The watch crystal is the single most exposed area on your watch. Therefore it must be tough and scratch resistant. In diving watches it must be able to withstand great pressure, in aviation watches be able to withstand negative pressure, whilst at all times remaining clear and legible to the wearer.
Many people, when looking for a watch, tell us that they only want a sapphire crystal as they believe this is the best. However, this is not always the case. There are three types of watch crystal available today, and each offers something different.
But first a little history lesson.
In the early days of watch making, all watches were fitted with mineral glass. This is the same type of glass that you will find in your car, home or office. Mineral glass is tough, has good clarity and most importantly should not shatter.
This is exactly the reason that Elliot Brown watches actually specify mineral glass in their range of go-anywhere, do-anything watches. If damaged, mineral glass will remain intact and allow the user to continue using the watch without risk to the watch movement or the ability to keep time being impacted. This decision was born out of their many years of practical experience in creating tough watches for tough situations. The same thinking was behind their decision to use triple gaskets instead of screw down crowns. An Elliott Brown watch is built to ‘wear and forget’, a watch that you don’t have to worry about.
In the mid twentieth century plastic technology was maturing and the acrylic crystal was developed for watches. Acrylic had three benefits:
1. They were tough, probably tougher than mineral glass.
2. They were slightly flexible and could be ‘tensioned’ when mounted onto a gasket and this made them ideal for early diving watches because a tight fit for the crystal ensured a good resistance to water pressure.
3. Whilst they were softer than mineral and more easily scratched, unlike mineral or indeed sapphire crystals, they could be polished and brought back to a superb level of clarity without replacing the crystal itself.

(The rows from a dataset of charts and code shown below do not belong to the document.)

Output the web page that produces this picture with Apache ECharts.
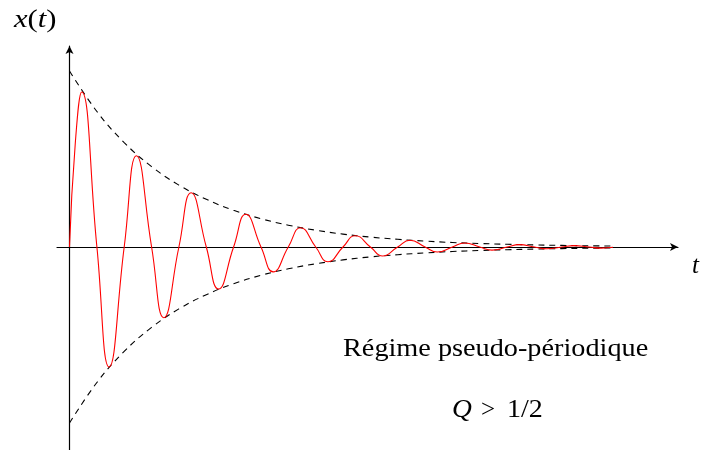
<!DOCTYPE html>
<html>
<head>
<meta charset="utf-8">
<script src="https://cdn.jsdelivr.net/npm/echarts@6/dist/echarts.min.js"></script>
<style>html,body{margin:0;padding:0;background:#fff}#c{width:702px;height:450px}</style>
</head>
<body>
<div id="c"></div>
<script>
// Damped oscillation: peaks, troughs and zero crossings (t, x)
const oscT = [0, 0.58, 1.22, 2.74, 3.96, 5.47, 6.69, 8.21, 9.43, 10.94, 12.16, 13.68, 14.90, 16.41, 17.63, 19.15, 20.37, 21.88, 23.10, 24.62, 25.84, 27.35, 28.57, 30.09, 31.31, 32.82, 34.04, 35.56, 36.78, 38.29, 39.51, 41.03, 42.25, 43.76, 44.98, 46.50, 47.72, 49.23, 50.45, 51.97, 53.19, 54.35];
const oscX = [0, 1.04, 1.55, 0, -1.20, 0, 0.913, 0, -0.707, 0, 0.543, 0, -0.42, 0, 0.327, 0, -0.249, 0, 0.193, 0, -0.147, 0, 0.113, 0, -0.09, 0, 0.067, 0, -0.05, 0, 0.04, 0, -0.031, 0, 0.024, 0, -0.018, 0, 0.014, 0, -0.011, -0.003];
// Envelope
const envT = [0, 2.74, 5.47, 8.21, 10.94, 13.68, 16.41, 19.15, 21.88, 24.62, 27.35, 30.09, 32.82, 35.56, 38.29, 41.03, 43.76, 46.50, 49.23, 51.97, 54.35];
const envUpper = [1.76, 1.355, 1.044, 0.804, 0.619, 0.477, 0.367, 0.283, 0.218, 0.168, 0.129, 0.099, 0.077, 0.059, 0.045, 0.035, 0.027, 0.021, 0.016, 0.012, 0.010];
const envLower = [-1.76, -1.355, -1.044, -0.804, -0.619, -0.477, -0.367, -0.283, -0.218, -0.168, -0.129, -0.099, -0.077, -0.059, -0.045, -0.035, -0.027, -0.021, -0.016, -0.012, -0.010];
const xLabel = 't';
const regimeText = 'Régime pseudo-périodique';
const condQ = 'Q';
const condOp = '>';
const condVal = '1/2';

const zip = (a, b) => a.map((v, i) => [v, b[i]]);
const serif = '"Liberation Serif", "DejaVu Serif", serif';

const chart = echarts.init(document.getElementById('c'), null, {renderer: 'canvas'});
chart.setOption({
  animation: false,
  backgroundColor: '#fff',
  grid: {left: 57, right: 24, top: 46, bottom: 0, containLabel: false},
  xAxis: {
    type: 'value', min: -1.25, max: 60.85,
    axisLine: {onZero: true, symbol: ['none', 'arrow'], symbolSize: [6, 8], lineStyle: {color: '#000', width: 1.2}},
    axisTick: {show: false}, axisLabel: {show: false}, splitLine: {show: false}
  },
  yAxis: {
    type: 'value', min: -2.03, max: 2.01,
    axisLine: {onZero: true, symbol: ['none', 'arrow'], symbolSize: [6, 8], lineStyle: {color: '#000', width: 1.2}},
    axisTick: {show: false}, axisLabel: {show: false}, splitLine: {show: false}
  },
  series: [
    {type: 'line', data: zip(envT, envUpper), smooth: 0.4, showSymbol: false, lineStyle: {color: '#000', width: 1.1, type: [6, 5]}},
    {type: 'line', data: zip(envT, envLower), smooth: 0.4, showSymbol: false, lineStyle: {color: '#000', width: 1.1, type: [6, 5]}},
    {type: 'line', data: zip(oscT, oscX), smooth: 0.5, showSymbol: false, lineStyle: {color: '#ff0000', width: 1.1}}
  ],
  graphic: [
    {type: 'text', x: 14, y: 7, scaleX: 1.18, style: {text: '{i|x}{r|(}{i|t}{r|)}', rich: {
      i: {fontFamily: serif, fontStyle: 'italic', fontSize: 26, fill: '#000'},
      r: {fontFamily: serif, fontSize: 26, fill: '#000'}}}},
    {type: 'text', x: 692, y: 254, style: {text: xLabel, font: 'italic 25px ' + serif, fill: '#000'}},
    {type: 'text', x: 343, y: 337, scaleX: 1.13, style: {text: regimeText, font: '25px ' + serif, fill: '#000'}},
    {type: 'text', x: 452, y: 398, scaleX: 1.1, style: {text: condQ, font: 'italic 25px ' + serif, fill: '#000'}},
    {type: 'text', x: 481, y: 398, style: {text: condOp, font: '25px ' + serif, fill: '#000'}},
    {type: 'text', x: 507, y: 398, scaleX: 1.12, style: {text: condVal, font: '25px ' + serif, fill: '#000'}}
  ]
});
</script>
</body>
</html>
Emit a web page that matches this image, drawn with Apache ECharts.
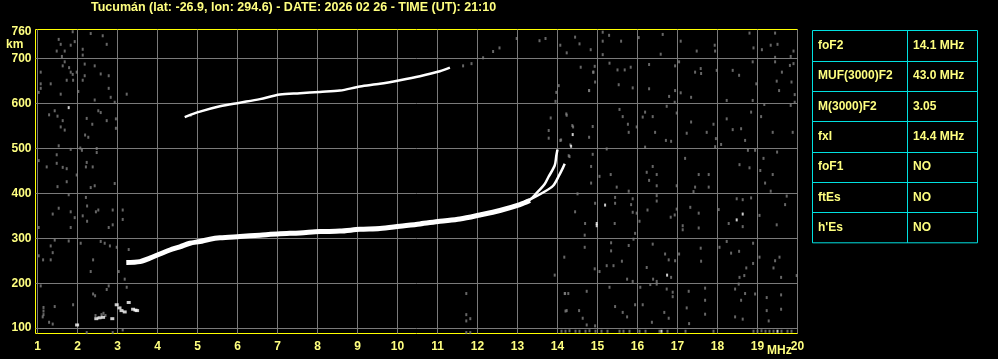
<!DOCTYPE html>
<html><head><meta charset="utf-8">
<script src="https://cdn.jsdelivr.net/npm/echarts@6/dist/echarts.min.js"></script>
<style>html,body{margin:0;padding:0;background:#000;}#c{width:998px;height:359px;}</style>
</head><body><div id="c"></div>
<script>
const titleText = 'Tucumán (lat: -26.9, lon: 294.6) - DATE: 2026 02 26 - TIME (UT): 21:10';
const xTicks = [1,2,3,4,5,6,7,8,9,10,11,12,13,14,15,16,17,18,19,20];
const yTicks = [100,200,300,400,500,600,700];
const yLabels = [100,200,300,400,500,600,700,760];
const tableLabels = ['foF2','MUF(3000)F2','M(3000)F2','fxI','foF1','ftEs',"h'Es"];
const tableValues = ['14.1 MHz','43.0 MHz','3.05','14.4 MHz','NO','NO','NO'];

// main F-layer trace (1-hop)
const mainF = [3.22,3.56,3.81,4.06,4.31,4.56,4.81,5.06,5.31,5.56,6.06,6.56,7.06,7.56,8.06,8.56,9.06,9.56,10.06,10.56,11.06,11.56,12.06,12.56,13.06,13.31];
const mainH = [246,248,256,265,274,281,289,293,298,301,304,307,310,312,315,316,320,322,327,332,338,343,352,362,375,384];
// ordinary branch near critical frequency
const oF = [13.06,13.31,13.47,13.68,13.77,13.93,13.97,14.0];
const oH = [375,386,400,421,436,462,484,498];
// extraordinary branch
const xF = [13.1,13.39,13.64,13.89,14.04,14.14,14.18];
const xH = [378,390,402,417,440,458,466];
// 2-hop trace
const upF = [4.68,5.06,5.56,6.06,6.56,7.06,7.56,8.06,8.56,9.06,9.56,10.06,10.56,11.06,11.31];
const upH = [570,582,594,602,610,620,623,626,629,638,644,652,661,672,680];
const upFaint = [[11.64,684],[11.85,689],[12.14,702],[12.39,716],[12.55,724]];
// low echoes
const lowEchoes = [[1.99,107],[2.47,121],[2.55,123],[2.64,124],[2.87,121],[2.98,152],[3.05,145],[3.1,139],[3.18,136],[3.28,157],[3.39,142],[3.45,140],[3.49,139]];
// scattered noise (grey)
const noiseLeft = [[1.53,743],[1.58,732],[1.83,730],[1.93,738],[1.88,760],[2.33,756],[2.63,751],[2.13,721],[1.48,717],[1.68,717],[2.13,708],[2.73,732],[1.61,705],[1.68,693],[1.63,684],[1.79,680],[1.83,670],[1.88,665],[1.98,670],[2.18,688],[2.43,684],[2.58,666],[2.78,662],[2.18,662],[2.13,652],[1.73,652],[1.89,652],[1.08,670],[1.08,644],[1.33,644],[1.08,634],[1.03,625],[1.58,621],[2.02,627],[2.78,634],[2.83,614],[2.93,603],[3.23,621],[2.43,608],[1.43,584],[1.29,575],[1.5,572],[1.63,562],[1.58,548],[1.68,541],[2.23,567],[2.37,554],[2.52,584],[2.58,580],[2.73,562],[2.96,566],[2.96,545],[2.19,530],[2.27,525],[1.53,506],[1.83,498],[2.07,501],[2.11,496],[2.48,500],[2.48,491],[1.48,486],[1.03,473],[1.23,459],[1.48,467],[1.63,458],[1.73,455],[2.23,469],[2.21,459],[2.38,459],[1.98,441],[1.73,426],[1.5,415],[2.33,413],[2.43,417],[2.93,422],[1.78,397],[2.21,391],[2.24,372],[1.53,367],[1.83,359],[1.93,346],[2.13,350],[1.38,354],[2.46,359],[2.52,363],[2.88,363],[3.13,363],[2.24,338],[3.13,342],[2.88,330],[2.78,324],[1.83,324],[1.03,324],[1.43,296],[1.78,294],[2.08,289],[2.58,293],[2.68,289],[2.81,283],[2.98,280],[1.33,283],[1.38,268],[1.14,252],[1.33,252],[1.03,261],[2.39,252],[2.33,226],[3.03,226],[3.28,275],[3.18,209],[3.23,191],[2.78,194],[2.73,186],[1.08,194],[2.39,176],[2.44,172],[1.89,152],[1.43,148],[1.15,146],[1.15,138],[1.15,130],[1.13,125],[1.29,113],[1.38,109],[2.23,90],[2.65,133],[2.88,90],[3.13,96],[2.45,128],[2.6,130],[2.7,128],[4.83,574]];
const noiseRight = [[14.44,748],[15.13,759],[15.29,752],[15.13,739],[14.55,733],[14.07,730],[14.23,713],[14.83,720],[15.13,709],[15.59,739],[16.03,747],[16.63,754],[16.58,710],[17.08,739],[17.48,717],[17.93,730],[17.94,717],[18.8,757],[18.9,724],[19.11,720],[19.33,730],[19.5,732],[19.44,757],[19.9,717],[19.83,705],[19.9,689],[19.44,703],
[14.58,681],[14.93,683],[14.9,670],[15.3,690],[15.5,675],[15.68,675],[15.83,681],[16.29,687],[16.94,684],[17.04,693],[17.44,670],[17.58,678],[17.59,667],[17.98,674],[18.38,674],[18.54,663],[18.88,693],[19.44,693],[19.61,670],[19.81,685],[19.85,648],[19.93,620],
[14.94,648],[14.79,629],[15.53,642],[15.88,635],[16.29,633],[16.94,629],[17.08,624],[16.79,616],[16.93,603],[17.34,614],[18.23,607],[18.88,607],[18.97,644],[19.48,650],[19.54,629],[19.17,598],[19.83,596],[19.93,603],
[14.23,574],[15.55,587],[15.63,571],[16.13,570],[16.19,581],[16.38,571],[15.76,554],[15.98,548],[16.73,594],[16.98,579],[17.34,559],[17.9,554],[18.23,566],[18.38,542],[18.59,544],[18.84,581],[19.09,571],[14.39,548],[14.88,549],[14.79,525],[14.09,519],[15.23,499],[15.78,536],[16.44,536],[16.71,518],[16.84,516],[17.23,534],[17.73,536],[17.96,522],[18.09,509],[18.69,518],[19.38,536],[19.88,536],
[16.19,503],[17.94,504],[18.76,496],[18.94,496],[19.49,492],[19.15,478],[17.19,478],[16.38,460],[16.23,447],[16.48,442],[16.29,429],[16.48,417],[16.98,417],[17.44,414],[17.4,404],[17.78,414],[17.78,442],[17.53,442],[18.55,464],[18.8,457],[19.07,451],[19.38,442],[19.19,423],[19.33,405],[15.33,442],[15.05,438],[15.48,414],[14.84,460],[14.88,487],[14.3,482],[14.84,423],[15.78,405],
[14.5,399],[14.94,378],[15.44,391],[15.44,378],[15.88,388],[15.84,375],[14.44,359],[14.69,333],[14.68,307],[15.43,333],[15.88,358],[15.98,356],[16.05,338],[15.94,311],[15.9,298],[16.25,363],[16.48,395],[16.48,383],[16.98,365],[16.93,352],[16.83,347],[17.13,328],[17.13,319],[17.32,369],[17.53,356],[17.53,323],[18.03,364],[18.28,333],[18.48,388],[18.63,386],[18.84,390],[19.05,351],[19.48,330],[19.73,394],[19.69,375],[18.63,326],
[14.17,258],[14.68,280],[14.93,232],[15.05,226],[15.23,239],[15.34,290],[15.34,272],[15.4,239],[15.61,249],[15.78,284],[15.74,209],[15.88,204],[16.23,235],[16.39,209],[16.48,204],[16.38,287],[16.69,265],[16.78,252],[16.94,250],[16.84,213],[17.04,265],[17.59,249],[17.58,278],[18.05,280],[18.23,293],[18.34,267],[18.54,271],[18.89,289],[18.89,244],[18.72,234],[18.67,217],[18.55,213],[19.05,258],[19.44,250],[19.55,258],[19.4,234],[19.59,213],[19.98,217],
[14.19,177],[14.27,177],[14.23,139],[14.73,182],[14.54,139],[14.63,122],[14.73,107],[14.94,105],[15.3,191],[15.44,148],[15.63,135],[15.74,125],[16.07,191],[15.94,152],[16.13,152],[16.36,113],[16.32,197],[16.48,198],[16.73,187],[16.88,180],[16.88,170],[16.67,135],[16.78,122],[17.28,182],[17.29,110],[17.23,145],[17.69,189],[17.69,162],[17.69,131],[18.44,187],[18.53,198],[18.69,177],[18.59,162],[18.44,125],[18.63,120],[18.94,176],[19.23,168],[19.23,139],[19.59,174],[19.59,142],[19.28,116],
[14.1,93],[14.2,93],[14.3,94],[14.45,93],[14.55,93],[14.7,93],[14.8,94],[14.95,93],[15.1,93],[15.25,93],[15.55,93],[15.65,93],[15.8,93],[16.05,93],[16.2,93],[16.55,93],[16.75,93],[17.2,93],[17.9,93],[18.9,93],[19.0,93],[19.1,94],[19.2,93],[19.3,93],[19.4,93],[19.6,93],[19.75,93],[19.85,93],
[12.98,745],[13.7,745],[13.55,740],[14.22,577],[14.37,551],[14.32,508],[13.83,568],[13.78,540],[13.78,523],[14.07,518],[14.28,484],[13.97,625],[14.03,640],[13.95,605],[14.89,670],[14.79,629],
[11.72,177],[11.72,130],[11.82,121],[11.72,116],[11.72,90],[11.82,90],[13.93,218],[14.18,177],[14.2,138]];
// isolated bright dots
const whiteDots = [[1.78,591],[14.38,531],[14.34,505],[15.19,374],[14.98,333],[14.98,328],[18.48,341],[18.63,354],[16.74,218],[16.6,93],[19.5,93]];

const pair = (fs, hs) => fs.map((f, i) => [f, hs[i]]);
const YEL = '#ffff80';
const FONT = '"Liberation Sans", Arial, sans-serif';
const chart = echarts.init(document.getElementById('c'));

const rowH = 30.33, tX = 812.5, tY = 30.5, tW = 165, cX = 907.5;
const graphics = [
  {type:'text', left:91, top:1, style:{text:titleText, fill:YEL, font:'bold 12.5px ' + FONT}},
  {type:'text', left:6, top:39, style:{text:'km', fill:YEL, font:'bold 12px ' + FONT}},
  {type:'text', left:767, top:345, style:{text:'MHz', fill:YEL, font:'bold 12px ' + FONT}},
  {type:'rect', shape:{x:tX, y:tY, width:tW, height:rowH*tableLabels.length}, style:{fill:'none', stroke:'#00e0e0', lineWidth:1}},
  {type:'line', shape:{x1:cX, y1:tY, x2:cX, y2:tY+rowH*tableLabels.length}, style:{stroke:'#00e0e0', lineWidth:1}}
];
tableLabels.forEach((lab, i) => {
  const y = tY + rowH * i;
  if (i > 0) graphics.push({type:'line', shape:{x1:tX, y1:Math.round(y)+0.5, x2:tX+tW, y2:Math.round(y)+0.5}, style:{stroke:'#00e0e0', lineWidth:1}});
  graphics.push({type:'text', x:818, y:y+rowH/2, style:{text:lab, fill:YEL, font:'bold 12px ' + FONT, verticalAlign:'middle'}});
  graphics.push({type:'text', x:913, y:y+rowH/2, style:{text:tableValues[i], fill:YEL, font:'bold 12px ' + FONT, verticalAlign:'middle'}});
});

chart.setOption({
  backgroundColor:'#000',
  animation:false,
  grid:{left:35.5, right:200.5, top:29.5, bottom:25.5, show:true, borderColor:'#ffff00', borderWidth:1, backgroundColor:'transparent'},
  xAxis:{type:'value', min:0.95, max:20,
    axisLine:{show:false},
    axisTick:{show:false, customValues:xTicks},
    splitLine:{show:true, lineStyle:{color:'#7a7a7a', width:1}},
    axisLabel:{customValues:xTicks, color:YEL, fontWeight:'bold', fontSize:12, fontFamily:FONT, margin:7}
  },
  yAxis:{type:'value', min:88, max:765,
    axisLine:{show:false},
    axisTick:{show:false, customValues:yTicks},
    splitLine:{show:true, lineStyle:{color:'#7a7a7a', width:1}},
    axisLabel:{customValues:yLabels, color:YEL, fontWeight:'bold', fontSize:12, fontFamily:FONT, margin:4}
  },
  graphic:graphics,
  series:[
    {type:'scatter', data:noiseLeft.concat(noiseRight).concat(upFaint), symbol:'rect', symbolSize:[2,3], itemStyle:{color:'#808080'}, silent:true},
    {type:'scatter', data:whiteDots, symbol:'rect', symbolSize:[2,3], itemStyle:{color:'#ffffff'}, silent:true},
    {type:'scatter', data:lowEchoes, symbol:'rect', symbolSize:[4,3], itemStyle:{color:'#ffffff'}, silent:true},
    {type:'line', data:pair(mainF, mainH), smooth:0.3, showSymbol:false, lineStyle:{color:'#ffffff', width:5}, silent:true},
    {type:'line', data:pair(oF, oH), smooth:0.3, showSymbol:false, lineStyle:{color:'#ffffff', width:2.5}, silent:true},
    {type:'line', data:pair(xF, xH), smooth:0.3, showSymbol:false, lineStyle:{color:'#ffffff', width:2.5}, silent:true},
    {type:'line', data:pair(upF, upH), smooth:0.3, showSymbol:false, lineStyle:{color:'#ffffff', width:2.5}, silent:true}
  ]
});
</script></body></html>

And to us, acrylic crystals are cool!
If you are like us and you just love wearing your watch and not ‘keeping it in a safe’ then the ‘patina’ of an acrylic crystal is a wonderful thing to behold. It adds real character to a watch. Think about it like an old pair of faded denims with your favourite shirt, and then you’ll get the idea. One other hidden benefit is that the acrylic crystal watches lurking in manufacturer’s collections are often fantastic buys. Take the Sinn 103 or 356 both great watches, bursting with vintage character and full of Sinn’s aviation watch heritage and all at an accessible price. How many watchmakers do you know who would have a heritage piece in their range and not charge double for the privilege of owning it?
Finally, we reach the sapphire crystal. Sapphire crystals are made from mono-crystalline aluminium oxide (Al2O3). Famed for its superior scratch resistance, sapphire crystal offers better day-to-day scratch resistance than either mineral or acrylic crystals and although can shatter if damaged by a sudden impact, it offers fantastic clarity and durability.
Now at this point let us stress. We’ve sold watches to mountain rescue teams, civil and military pilots, armed police response units, wildlife cameramen and even watch fans who, never venture far from a nice cup of coffee and a computer screen. In all these we have yet to replace a crystal of any type. Rest assured at Page and Cooper if you choose any watch with crystal we are here to make sure your outlook on time is always, crystal clear!